Debt, Leverage and the Higher Ed Bubble

Planned classroom and office tower at Virginia Commonwealth University, part of an $83 million project announced April.

Planned classroom and office tower at Virginia Commonwealth University, part of an $83 million project announced April.

How serious is the predicament of higher ed today? Wade Gilley, a former Virginia secretary for education, laid out the particulars in an op-ed this morning in the Times-Dispatch.

In January bond-rating agency Moody’s shifted its outlook for U.S. higher education from “stable” to “negative.” (That outlook, said Moody’s in “U.S. Higher Education Outlook Negative in 2013,” applied even to “the sector’s market leading diversified colleges and universities.” Universities face diminished prospects for revenue growth and “have only recently begun examining the cost structure of their traditional business model.”)

Meanwhile, the higher-ed sector is coming off a binge of borrowing. Gilley quoted the New York Times as reporting that institutional debt levels doubled from 2000 to 2011 at the 5000 institutions rated by Moody’s at the behest of the newspaper. Over the same period, the amount of cash, pledged gifts and investments maintained by colleges increased only 60% as much.

As has been widely publicized on this blog and elsewhere, students have been racking up record levels of debt as well. More than 35 million Americans owe an average of $28,000 in college loans — and half have not earned, and are not likely to earn, a four-year degree.

Indeed, there are growing grounds to question the value of sending so many Americans to college when it is evident that millions are gaining little from the experience. As Gilley notes, only 31% of college graduates were classified as proficient in reading in 2004, down from 40% in 1992.

Social and political pressure to increase enrollments, all funded by easy credit from Uncle Sam, has allowed colleges to grow without seriously watching costs. Much of the increase in spending has gone to non-academic facilities and exploding administrative expenses, Gilley writes, even as state legislatures have pruned their financial support for higher ed.
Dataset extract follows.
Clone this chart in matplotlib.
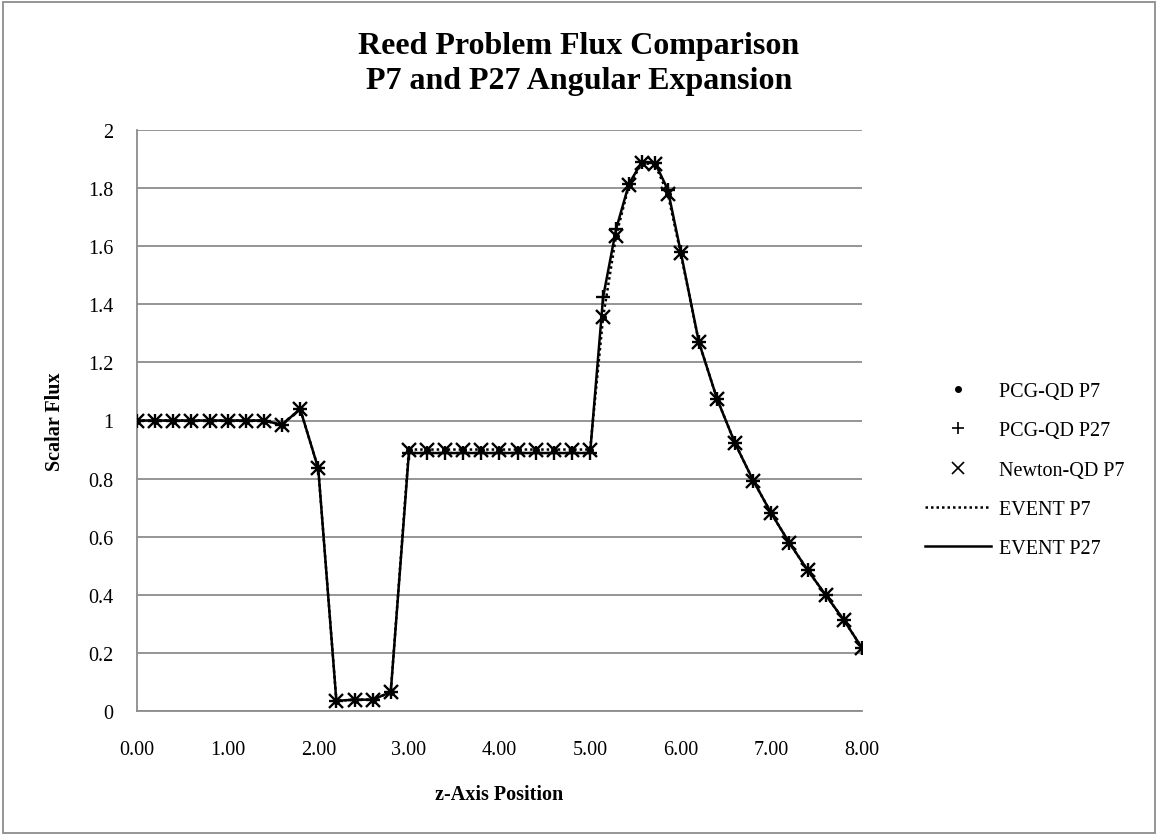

Now serious competition is emerging. Florida, Texas and California are talking about creating $10,000 four-year degrees. The New York Bar Association is discussing the potential for a two-year law degree.

Bacon’s bottom line: Elite universities with huge endowments, like the University of Virginia, no doubt will be able to ride out the coming storm, catering to the brightest kids and/or students with the wealthiest families. But what of the lesser institutions? How long can they continue jacking up tuition and fees? How long until Massively Open Online Courses (MOOCs) or inexpensive, hybrid online-in person courses rip their guts out?

Gilley doesn’t address that last question but he does conclude with this dispiriting observation: “Unfortunately, not enough academics, trustees or political leaders are realistically assessing today’s challenges and options.”

What’s happening in Virginia? I know of no one who has examined indebtedness at state institutions. The Joint Legislative Audit and Review Commission (JLARC) or some other appropriate state agency should dig through the balance sheets to determine the extent to which Virginia’s public universities have strengthened or undermined their balance sheets over the past decade. How vulnerable are they to competition from new business models? How much of their debt is back-stopped by the state? And what is the commonwealth’s exposure if things turn ugly?